So, a lot of gnashing of teeth, plenty of concerns in the real estate community have all come to a halt; the L train, which we expected to shut down for 18 months or likely longer, now will remain open, mostly, except for when it is shut down.
So, overnights, weekends.
I’m guessing that people will complain, regardless.
The effects of the shutdown were going to be:
- A retail implosion while the shutdown is in place
- A slowdown of condo prices and real estate prices in general in all area where the L train is the major or only train
- A migration of tenants out of L train world into other areas with better transportation options, like Upper Manhattan
- A paradigm shift, once tenants realize there are other areas to live like the Bronx, Upper Manhattan, perhaps NJ
- The vast unknown of secondary impacts, perhaps a rise in Philadelphia’s fortunes; bicycle shops closing; who knows what else?
I would have to guess that some property owners who bought pre-L train shutdown information, perhaps sold before this new information appeared.
Did someone lose money?
I would have to think yes.
I also would guess that there was some heavy lobbying in Albany to find an alternative solution to a complete shutdown.

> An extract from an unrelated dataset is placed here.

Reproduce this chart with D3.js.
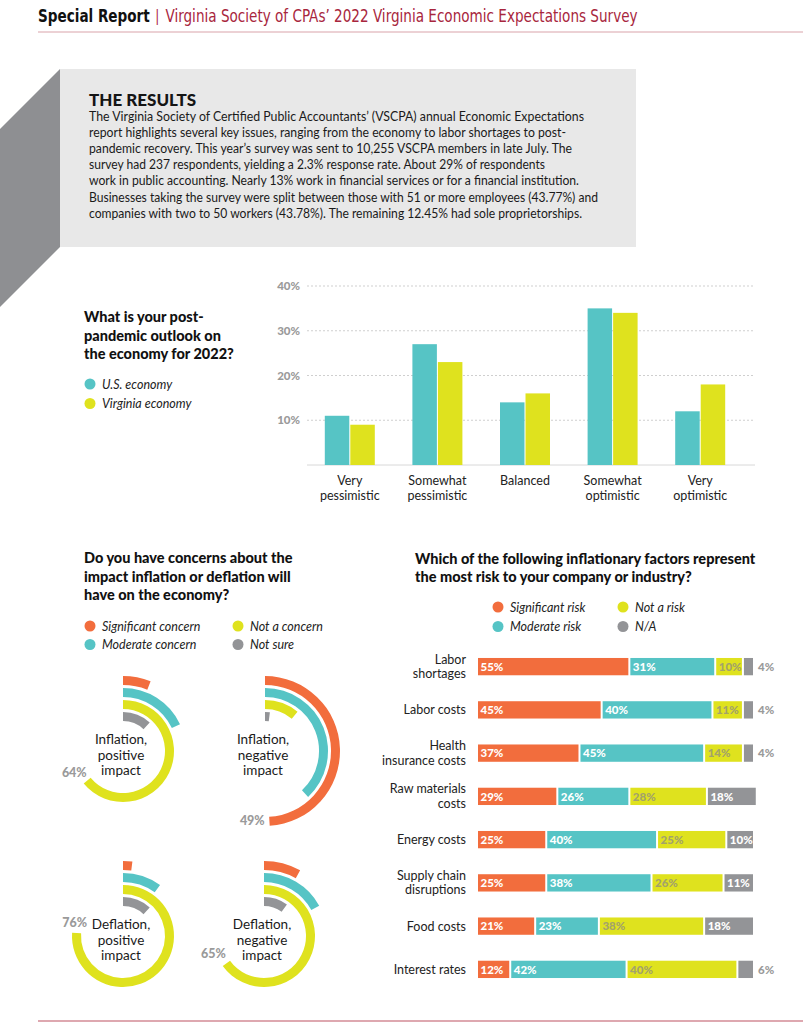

Bravo to all of those lobbying efforts!
Or bravo to that intrepid engineer who came rushing into the room, sweaty and wide-eyed, like that guy in “The Martian” who figured out how to save Matt Damon’s character by whipping around Earth and using gravity as an accelerator.
And now, what may happen?
Well, I can think of a few things:
- First, Williamsburg rents don’t implode
- Retail restaurant scene in Brooklyn EXplodes, given that most residents won’t be as mobile on the weekends for a while
- Real Estate Prices rebound to a certain degree, in line with the rest of the market, wherever it goes
- Upper Manhattan and Bronx developers continue to do exactly what they were doing.
There is probably enough demand to build what they’re building; priced-out renters are still going to need other options.
- Long Island City G train development may be less in favor, except in Long Island City
It would seem there is more good news piling up in Brooklyn, as long as asking prices don’t get out of hand.
Either way, it’s really interesting to watch things turn on a dime.
I don’t think anyone saw this coming.